The first comes from a 2006 meta-analysis by Tracy Webb and Paschal Sheeran, published in Psychological Bulletin. Rather than simply asking whether people with strong intentions behave differently from people with weak ones, which leaves open a lot of other explanations, the researchers specifically pooled 47 experimental studies that had directly manipulated people’s intentions, deliberately strengthening or weakening someone’s resolve to do something, and then measured what they actually did afterward. Even when the intervention succeeded in producing a large, genuine shift in intention, the resulting change in actual behavior was only small to moderate. In plain terms, meaningfully changing someone’s mind about doing something barely moves the needle on whether they go on to do it. This is one of the clearest pieces of experimental evidence behind what researchers call the intention-behavior gap, the well-documented tendency for even a real, sincere resolve to translate into surprisingly little actual follow-through.
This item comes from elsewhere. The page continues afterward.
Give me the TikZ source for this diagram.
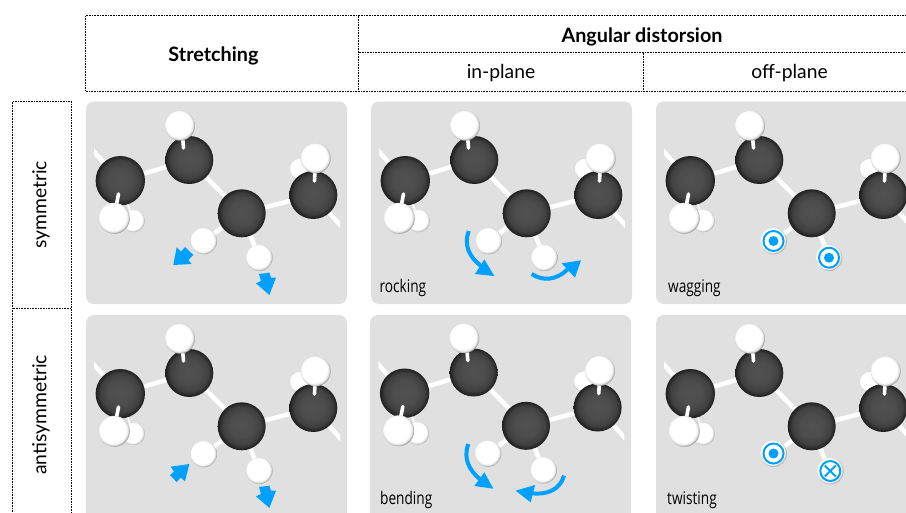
\documentclass[tikz,border=0pt]{standalone}
\usepackage{fontspec}
\setmainfont{Lato}
\newfontfamily\narrowfont[FakeStretch=0.78]{Open Sans}
\definecolor{panelgray}{HTML}{E0E0E0}
\definecolor{arrowblue}{HTML}{00A0FF}
\pgfdeclareradialshading{cball}{\pgfpoint{0bp}{1bp}}{
  color(0bp)=(black!68); color(12bp)=(black!70); color(20bp)=(black!75); color(25bp)=(black!88); color(50bp)=(black!88)}
\pgfdeclareradialshading{hball}{\pgfpoint{-4bp}{4bp}}{
  color(0bp)=(white); color(21bp)=(white); color(24bp)=(black!10); color(26.5bp)=(black!42); color(50bp)=(black!42)}
\tikzset{
  tablerule/.style={draw=black,line width=0.7pt,dash pattern=on 0.8pt off 0.8pt},
  panel/.style={fill=panelgray,rounded corners=8pt},
  bond/.style={draw=white,line width=4.5pt},
  stub/.style={draw=white,line width=3.6pt,line cap=round},
  carbon/.style={shading=cball},
  hydrogen/.style={shading=hball},
  headtext/.style={font=\fontsize{19.8}{22}\selectfont\bfseries,inner sep=0pt,text=black},
  subtext/.style={font=\fontsize{19.3}{22}\selectfont,inner sep=0pt,text=black},
  tagtext/.style={font=\fontsize{17.5}{20}\narrowfont,inner sep=0pt,anchor=base west,text=black},
  bluefill/.style={fill=arrowblue},
  bluecurve/.style={draw=arrowblue,line width=4pt},
}
\newcommand{\molbase}[1]{%
  \begin{scope}[shift={#1}]
    \begin{scope}
      \clip (94,140) rectangle (340,270);
      \draw[bond] (86,143) -- (120.3,180.7) -- (189.3,160) -- (241.7,213.3) -- (313.3,195) -- (350,236);
    \end{scope}
    \draw[bond] (241.7,213.3) -- (203.7,241);
    \draw[bond] (241.7,213.3) -- (259.3,257.7);
    \draw[draw=white,line width=1.5pt] (125,195) -- (133,220);
    \shade[hydrogen] (133.3,220.7) circle (11.5);
    \shade[hydrogen] (300,169) circle (10.5);
    \shade[carbon] (120.3,180.7) circle (24.7);
    \shade[carbon] (189.3,160) circle (24);
    \shade[carbon] (241.7,213.3) circle (24);
    \shade[carbon] (313.3,195) circle (24);
    \draw[stub] (118.5,194) -- (114.5,215);
    \draw[stub] (183.5,148) -- (182,130);
    \draw[stub] (314.5,181) -- (315.5,160);
    \shade[hydrogen] (114.3,218.3) circle (15.5);
    \shade[hydrogen] (180,125.7) circle (15);
    \shade[hydrogen] (315.7,158.3) circle (15);
  \end{scope}}
\newcommand{\tipballs}[1]{%
  \begin{scope}[shift={#1}]
    \shade[hydrogen] (203.7,241) circle (13.3);
    \shade[hydrogen] (259.3,257.7) circle (13.3);
  \end{scope}}
\newcommand{\dotmark}[1]{%
  \begin{scope}[shift={#1}]
    \shade[hydrogen] (0,0) circle (13.3);
    \draw[draw=arrowblue,line width=2pt] (0,0) circle (10);
    \fill[bluefill] (0,0) circle (5);
  \end{scope}}
\newcommand{\crossmark}[1]{%
  \begin{scope}[shift={#1}]
    \shade[hydrogen] (0,0) circle (13.3);
    \draw[draw=arrowblue,line width=2pt] (0,0) circle (10);
    \draw[draw=arrowblue,line width=2pt] (-5.5,-5.5) -- (5.5,5.5) (-5.5,5.5) -- (5.5,-5.5);
  \end{scope}}
\begin{document}
\begin{tikzpicture}[x=1pt,y=-1pt]
\useasboundingbox (0,0) rectangle (906,512);
\clip (0,0) rectangle (906,512);
% table
\draw[tablerule] (920,15.5) -- (85.5,15.5) -- (85.5,91) -- (920,91);
\draw[tablerule] (358.5,15.5) -- (358.5,91);
\draw[tablerule] (358.5,52.5) -- (920,52.5);
\draw[tablerule] (643.5,52.5) -- (643.5,91);
\draw[tablerule] (12.5,520) -- (12.5,101.5) -- (71.5,101.5) -- (71.5,520);
\draw[tablerule] (12.5,308.5) -- (71.5,308.5);
\node[headtext] (stretch) at (213.5,55.5) {Stretching};
\node[headtext] (angular) at (642,36.5) {Angular distorsion};
\node[subtext] (inpl) at (501,73.5) {in-plane};
\node[subtext] (offpl) at (789.5,73.5) {off-plane};
\node[subtext,rotate=90] (sym) at (41,205) {symmetric};
\node[subtext,rotate=90] (asym) at (41,415) {antisymmetric};
% panels
\fill[panel] (86,101.5) rectangle (347,304);
\fill[panel] (371,101.5) rectangle (632,304);
\fill[panel] (656,101.5) rectangle (925,304);
\fill[panel] (86,315) rectangle (347,530);
\fill[panel] (370,315) rectangle (631,530);
\fill[panel] (656,315) rectangle (925,530);
% molecules
\molbase{(0,0)} \tipballs{(0,0)}
\molbase{(285,0)} \tipballs{(285,0)}
\molbase{(570,0)}
\molbase{(0,213)} \tipballs{(0,213)}
\molbase{(284.3,212.5)} \tipballs{(284.3,212.5)}
\molbase{(570,213)}
% stretching arrows
\begin{scope}[shift={(80,95)},scale=1/3]
  \fill[bluefill] (280,510) -- (290,457) -- (303,470) -- (315,456) -- (340,480) -- (325,495) -- (335,507) -- cycle;
  \fill[bluefill] (568,600) -- (528,565) -- (543,558) -- (537,537) -- (568,533) -- (573,548) -- (588,548) -- cycle;
\end{scope}
\begin{scope}[shift={(150,440)},scale=1/3]
  \fill[bluefill] (118,72) -- (62,80) -- (72,95) -- (60,105) -- (80,126) -- (92,113) -- (105,124) -- cycle;
\end{scope}
\begin{scope}[shift={(80,308)},scale=1/3]
  \fill[bluefill] (568,600) -- (528,565) -- (543,558) -- (537,537) -- (568,533) -- (573,548) -- (588,548) -- cycle;
\end{scope}
% rocking arrows
\begin{scope}[shift={(365,200)},scale=1/3]
  \draw[bluecurve] (311,93) .. controls (296,135) and (312,170) .. (348,198);
  \fill[bluefill] (388,228) -- (330,222) -- (358,178) -- cycle;
  \draw[bluecurve] (500,222) .. controls (535,245) and (575,240) .. (608,208);
  \fill[bluefill] (648,181) -- (590,190) -- (630,233) -- cycle;
\end{scope}
% bending arrows
\begin{scope}[shift={(365,410)},scale=1/3]
  \draw[bluecurve] (310,102) .. controls (294,145) and (312,180) .. (345,208);
  \fill[bluefill] (385,236) -- (328,228) -- (358,187) -- cycle;
  \draw[bluecurve] (597,197) .. controls (585,240) and (545,255) .. (500,250);
  \fill[bluefill] (452,242) -- (510,225) -- (497,277) -- cycle;
\end{scope}
% out-of-plane marks
\dotmark{(773.5,241)} \dotmark{(829,257.7)}
\dotmark{(773.5,453.5)} \crossmark{(830.3,471)}
% labels
\node[tagtext] (rock) at (379.5,292) {rocking};
\node[tagtext] (wag) at (668,292) {wagging};
\node[tagtext] (bend) at (380,504) {bending};
\node[tagtext] (twist) at (667,504) {twisting};
\end{tikzpicture}
\end{document}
A second study offers a plausible piece of the explanation, at least for promises made to ourselves specifically. In a 2011 study by Hal Hershfield, Daniel Goldstein, William Sharpe, Jesse Fox, Leo Yeykelis, Laura Carstensen, and Jeremy Bailenson, published in the Journal of Marketing Research, the researchers ran four separate studies, including one using immersive virtual reality, in which participants interacted with a realistic, age-progressed digital rendering of their own future self. People who had that experience, coming face to face with a believable image of who they’d eventually become, chose to set aside significantly more money for later, compared with people who only saw a current-day image of themselves. The researchers interpreted this as evidence that people commonly treat their future self almost like a stranger, someone psychologically distant enough that promises made on that person’s behalf, save more, exercise more, finish the project, don’t carry the same weight as promises made to someone who feels genuinely present and real.

Together, these two bodies of research suggest broken promises are less a simple willpower failure than a specific, identifiable mismatch. Webb and Sheeran’s research shows that resolve itself, even when it’s real and has been experimentally strengthened, is a surprisingly weak lever on actual behavior. Hershfield and colleagues’ research suggests one likely reason self-directed promises in particular are so easy to break: the future version of a person who will actually benefit from keeping the promise doesn’t feel fully real yet, making it easier to discount their interests in favor of whatever feels more urgent right now. Promises to other people carry an external presence keeping tabs; promises to a distant future self often don’t feel like they have anyone watching at all.

It’s worth being honest about what these studies don’t establish. Webb and Sheeran’s meta-analysis is built from short-term experimental studies measuring behavior over days or weeks, not months or years, so it speaks most directly to near-term follow-through rather than long-running life goals. Hershfield and colleagues’ studies focused specifically on financial savings behavior, so while the future self-continuity concept has been tested in other domains, the strongest, most direct evidence here is about money, and how well the exact mechanism generalizes to promises like exercise, relationships, or personal habits is a reasonable extrapolation rather than something this particular study measured directly.

Within those honest limits, the research supports a specific, more useful way of thinking about broken promises than simply blaming a lack of discipline. Resolve on its own appears to do surprisingly little work, and a meaningful share of the promises people break on their own behalf seem to fail specifically because the person meant to benefit, their own future self, doesn’t yet feel real enough to keep a promise to.